Chatbots: where are you?

Creating a chatbot seems easier then ever. Or is it?

There are several frameworks and services making the life of developers easier, such as the bot framework and LUIS. But when someone starts to cover more-and-more real-life use cases it turns out that the developer still has a lot to do.

One of these challenges I faced in my chatbot comes from getting the user's location.  In bot framework, some channels might provide contextual information along with the user, such as Cortana, which can provide the user's actual location. This comes very handy, when our chatbot needs to know the user's actual location is.

Understanding the user

When it comes to other channels such as Facebook's Messenger, life is not that simple anymore. We do not have the same contextual information. Though in Messenger, we still need to know the user's location. One simple solution is to ask the user for its location in a dialog. Seems easy enough, open a new dialog, post a question and wait for the answer. But considering the answer, what do you expect to be replied: a city name, a full address, a street name or a country? In my app (as it is related to public transport) I am expecting bus stop names. Uhh? - bus stops do have valid names (along with geocoordinates) so you know where to get on/off.

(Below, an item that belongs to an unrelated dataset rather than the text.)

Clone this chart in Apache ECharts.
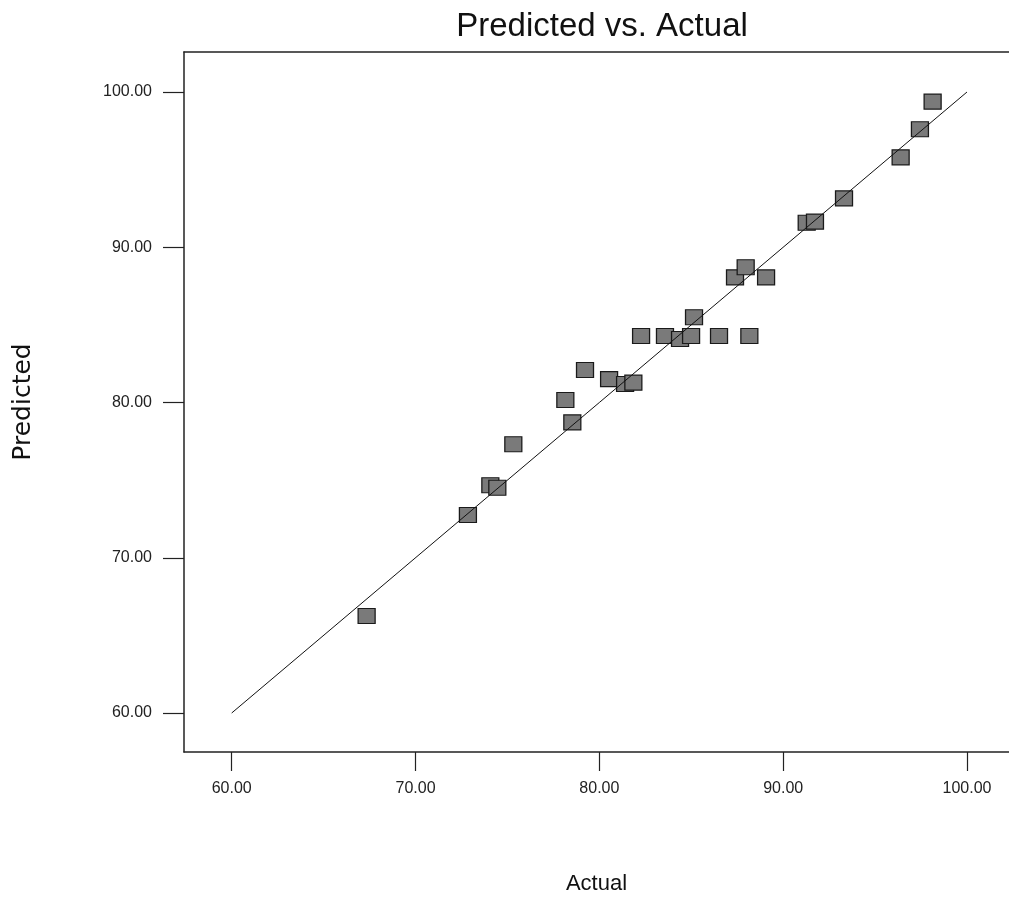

Do you expect someone to type a stop name exactly as it is? Users typically make mistakes, have typos, shorten things. For a stop name "Móricz Zsigmond square" you might get "moricz", "móricz" or "moric zsigmon".

User types the location

You want to parse the reply here with best effort, to have a good user experience. Having a finite set of stop names help. Using dynamic programming algorithms you can you start counting distances between the typed text and stop names, so you can narrow down the possible stop names to a few. In a good case, you find one single stop name, in a worse case you find a handful of names. With a couple of names at least you have a possibility to go back to the user and offer a choice, to choose from the names most likely to match.

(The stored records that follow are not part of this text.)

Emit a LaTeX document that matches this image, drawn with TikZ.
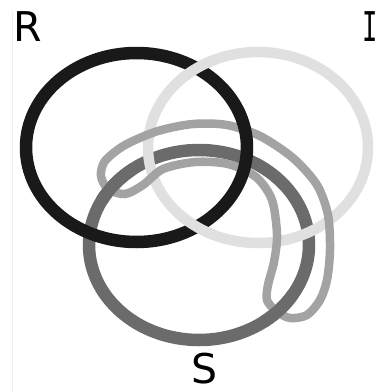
\documentclass[tikz,border=0pt]{standalone}
\usepackage{fontspec}
\setmainfont{DejaVu Sans}
\newfontfamily\barfont{DejaVu Sans Mono}

\begin{document}
\begin{tikzpicture}[x=1pt, y=-1pt,
    rring/.style={draw=black!90, line width=12.5},
    iring/.style={draw=black!12, line width=10.5},
    sring/.style={draw=black!58, line width=12.5},
    tie/.style={draw=black!36, line width=8.5},
    lab/.style={inner sep=0pt, font=\fontsize{41}{41}\selectfont}]

\useasboundingbox (0,0) rectangle (380,391);

% Page edge
\draw[black!7, line width=1] (12,12) -- (12,391);

% Centres
\coordinate (Rc) at (136.5,147.5);
\coordinate (Ic) at (258,147.5);
\coordinate (Sc) at (199,245);

% S ring
\draw[sring] (Sc) ellipse [x radius=110, y radius=95];

% I ring, over S
\draw[iring] (Ic) ellipse [x radius=110, y radius=95.5];

% Fourth loop, wrapped round S and over I
\draw[tie] plot[smooth cycle] coordinates {
  (101,176) (105,161) (125,145) (158,131) (193,124) (227,125)
  (260,136) (293,158) (317,185) (328,215) (330,250) (327,280)
  (320,300) (307,315) (290,318) (276,311) (267,300) (268,285)
  (274,262) (277,235) (272,200) (256,177) (228,164) (195,162)
  (163,169) (143,185) (125,194) (108,189)};

% S passes over the two ends of the loop
\begin{scope}
  \clip (112,180) circle (24);
  \draw[sring] (Sc) ellipse [x radius=110, y radius=95];
\end{scope}
\begin{scope}
  \clip (280,310) circle (22);
  \draw[sring] (Sc) ellipse [x radius=110, y radius=95];
\end{scope}

% R ring, over S and the loop
\draw[rring] (Rc) ellipse [x radius=110.5, y radius=94.5];

% I passes over R
\begin{scope}
  \clip (197,67) circle (20);
  \draw[iring] (Ic) ellipse [x radius=110, y radius=95.5];
\end{scope}
\begin{scope}
  \clip (197,227) circle (20);
  \draw[iring] (Ic) ellipse [x radius=110, y radius=95.5];
\end{scope}

% Labels
\node[lab] (r) at (27.5,27) {R};
\node[lab, font=\barfont\fontsize{41}{41}\selectfont] (i) at (370,27) {\scalebox{0.62}[1]{I}};
\node[lab] (s) at (204.5,369) {S};

\end{tikzpicture}
\end{document}
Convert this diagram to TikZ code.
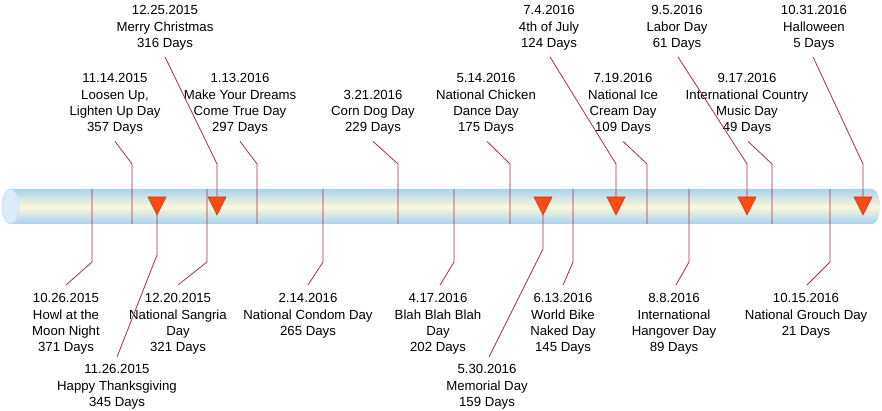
\documentclass[tikz,border=0pt]{standalone}
\usepackage{fontspec}
\setmainfont{Liberation Sans}
\usetikzlibrary{calc}
\definecolor{tubeblue}{HTML}{A9D3EF}
\definecolor{tubecream}{HTML}{FBF7DA}
\definecolor{capfill}{HTML}{D9ECF8}
\definecolor{capline}{HTML}{BFDDF1}
\definecolor{linkred}{HTML}{A8323E}
\definecolor{trifill}{HTML}{FF4A14}
\definecolor{triline}{HTML}{C23A1A}
\begin{document}
\begin{tikzpicture}[x=1pt,y=-1pt,
  lbl/.style={align=center,inner sep=0pt,font=\fontsize{13.2}{16.4}\selectfont},
  conn/.style={draw=linkred,line width=0.8pt},
  tri/.style={fill=trifill,draw=triline,line width=0.6pt,line join=round}]
\useasboundingbox (0,0) rectangle (882,411);
\fill[white] (0,0) rectangle (882,411);

% tube
\shade[top color=tubeblue,bottom color=tubeblue,middle color=tubecream]
  (10,189) -- (872,189) arc[start angle=-90,end angle=90,x radius=8,y radius=17.5] -- (10,224) -- cycle;
\filldraw[fill=capfill,draw=capline,line width=0.5pt] (10.5,206.5) ellipse[x radius=8.5,y radius=17.5];

% top row labels (with triangles)
\node[lbl,anchor=north] (xmas) at (165,5.3) {12.25.2015\\Merry Christmas\\316 Days};
\node[lbl,anchor=north] (july) at (549,5.3) {7.4.2016\\4th of July\\124 Days};
\node[lbl,anchor=north] (labor) at (677,5.3) {9.5.2016\\Labor Day\\61 Days};
\node[lbl,anchor=north] (hallo) at (814,5.3) {10.31.2016\\Halloween\\5 Days};

% middle row labels
\node[lbl,anchor=north] (loosen) at (115,73.3) {11.14.2015\\Loosen Up,\\Lighten Up Day\\357 Days};
\node[lbl,anchor=north] (dreams) at (240,73.3) {1.13.2016\\Make Your Dreams\\Come True Day\\297 Days};
\node[lbl,anchor=north] (corn) at (373,89.7) {3.21.2016\\Corn Dog Day\\229 Days};
\node[lbl,anchor=north] (chicken) at (486,73.3) {5.14.2016\\National Chicken\\Dance Day\\175 Days};
\node[lbl,anchor=north] (icecream) at (623,73.3) {7.19.2016\\National Ice\\Cream Day\\109 Days};
\node[lbl,anchor=north] (country) at (747,73.3) {9.17.2016\\International Country\\Music Day\\49 Days};

% lower labels
\node[lbl,anchor=north] (howl) at (66,293.3) {10.26.2015\\Howl at the\\Moon Night\\371 Days};
\node[lbl,anchor=north] (sangria) at (178,293.3) {12.20.2015\\National Sangria\\Day\\321 Days};
\node[lbl,anchor=north] (condom) at (308,293.3) {2.14.2016\\National Condom Day\\265 Days};
\node[lbl,anchor=north] (blah) at (438,293.3) {4.17.2016\\Blah Blah Blah\\Day\\202 Days};
\node[lbl,anchor=north] (bike) at (563,293.3) {6.13.2016\\World Bike\\Naked Day\\145 Days};
\node[lbl,anchor=north] (hangover) at (674,293.3) {8.8.2016\\International\\Hangover Day\\89 Days};
\node[lbl,anchor=north] (grouch) at (806,293.3) {10.15.2016\\National Grouch Day\\21 Days};
\node[lbl,anchor=north] (thanks) at (117,364.3) {11.26.2015\\Happy Thanksgiving\\345 Days};
\node[lbl,anchor=north] (memorial) at (487,364.3) {5.30.2016\\Memorial Day\\159 Days};

% tick ends
\coordinate (eLoosen) at (132,224);
\coordinate (eDreams) at (257,224);
\coordinate (eCorn) at (398,224);
\coordinate (eChicken) at (510,224);
\coordinate (eIce) at (647,224);
\coordinate (eCountry) at (772,224);
\coordinate (sHowl) at (92,189);
\coordinate (sSangria) at (207,189);
\coordinate (sCondom) at (323,189);
\coordinate (sBlah) at (454,189);
\coordinate (sBike) at (573,189);
\coordinate (sHangover) at (689,189);
\coordinate (sGrouch) at (830,189);

% triangle coordinates
\coordinate (tXmas) at (217,197);
\coordinate (tJuly) at (616,197);
\coordinate (tLabor) at (747,197);
\coordinate (tHallo) at (863,197);
\coordinate (tThanks) at (157,215);
\coordinate (tMemorial) at (543,215);

% upper connectors
\draw[conn] ($(loosen.south)+(0,6.5)$) -- (132,164) -- (eLoosen);
\draw[conn] ($(dreams.south)+(0,6.5)$) -- (257,164) -- (eDreams);
\draw[conn] ($(corn.south)+(0,6.5)$) -- (398,164) -- (eCorn);
\draw[conn] ($(chicken.south)+(1,6.5)$) -- (510,164) -- (eChicken);
\draw[conn] ($(icecream.south)+(0,6.5)$) -- (647,164) -- (eIce);
\draw[conn] ($(country.south)+(1,6.5)$) -- (772,164) -- (eCountry);
\draw[conn] ($(xmas.south)+(0,6.5)$) -- (217,164) -- (tXmas);
\draw[conn] ($(july.south)+(1,6.5)$) -- (616,164) -- (tJuly);
\draw[conn] ($(labor.south)+(1,6.5)$) -- (747,164) -- (tLabor);
\draw[conn] ($(hallo.south)+(-1,6.5)$) -- (863,164) -- (tHallo);

% lower connectors
\draw[conn] (sHowl) -- (92,262) -- ($(howl.north)+(0,-8.3)$);
\draw[conn] (sSangria) -- (207,262) -- ($(sangria.north)+(0,-8.3)$);
\draw[conn] (sCondom) -- (323,262) -- ($(condom.north)+(0,-8.3)$);
\draw[conn] (sBlah) -- (454,262) -- ($(blah.north)+(2,-8.3)$);
\draw[conn] (sBike) -- (573,262) -- ($(bike.north)+(0,-8.3)$);
\draw[conn] (sHangover) -- (689,262) -- ($(hangover.north)+(2,-8.3)$);
\draw[conn] (sGrouch) -- (830,262) -- ($(grouch.north)+(1,-8.3)$);
\draw[conn] (tThanks) -- (157,255) -- ($(thanks.north)+(0,-7.3)$);
\draw[conn] (tMemorial) -- (543,249) -- ($(memorial.north)+(2,-7.3)$);

% triangles
\foreach \t/\x in {xm/217, th/157, ju/616, la/747, ha/863, me/543}{
  \draw[tri] (\x-9,197) -- (\x+9,197) -- (\x,215) -- cycle;
}
\end{tikzpicture}
\end{document}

The user's other choice is when a user share his/her location.

Sharing location as an entity

In this case the location received will not be in text format but rather a json attached as an entity on the reply. The attached entity will have a latitude and longitude parameter which we can use for further calculations.

The user's location on map

Creating a custom PromptDialog

Bot Framework's API offers a simple PromptDialog class which can be used to prompt the user for a Text, Number, Choice, Confirmation etc. In the following I will show a simple way to extend the PromptDialog so you can ask for the user's Location. The current Text method unfortunately can capture a text or the location as entity, hence the extension. This our desire:

protected void RequestLocation(IDialogContext context)
{
  PromptDialogEx.Location(context, async (ctx, result) => await LocationPromptReply(ctx, result),
    "Where are you now?", "Tell me your location!");
}

We create a new static methods (just so we can get a similar syntax as the original PromptDialog has). I do not prefer static methods (because of testability), but for the sake of this writing, we will go with this approach.

Inside the Location static method, we simply create a new Dialog, and call it on the dialog context, thus it gets on the top of the conversation stack:

var child = new LocationPromptDialog(prompt, retry, attempts);
context.Call<LocationPromptReply>(child, resume);

The only thing left is to add our LocationPromptDialog class. The LocationPromptDialog will derive from  : Prompt<LocationPromptReply, string> (where LocationPromptReply is our POCO to return the user's reply. After adding the required constructors, we need to override the TryParse method:

protected override bool TryParse(IMessageActivity message, out LocationPromptReply result)
{
  if(!string.IsNullOrWhiteSpace(message.Text))
  {
    result = new LocationPromptReply(message.Text);
    return true;
  }
  var geoCoordinates = message.Entities.FirstOrDefault(e => e.Type == "Place");
  if(geoCoordinates != null)
  {
    var entity = geoCoordinates.GetAs<ConversationEntity>();
    if(entity?.Geo != null && entity.Geo.Type == "GeoCoordinates")
    {
      var lat = entity.Geo.Latitude;
      var lon = entity.Geo.Longitude;
      result = new LocationPromptReply(lat, lon);
      return true;
    }
  }
  result = null;
  return false;
}

In this override (without any further logic) we return a string if the user has typed the reply, or we return the coordinates if the user has shared his/her location. We return null otherwise. Further business logic is not included in this implementation.

Note that by deriving from Prompt, we get the retry logic, and the rest of the prompt options for free, we do not need to re-implement it.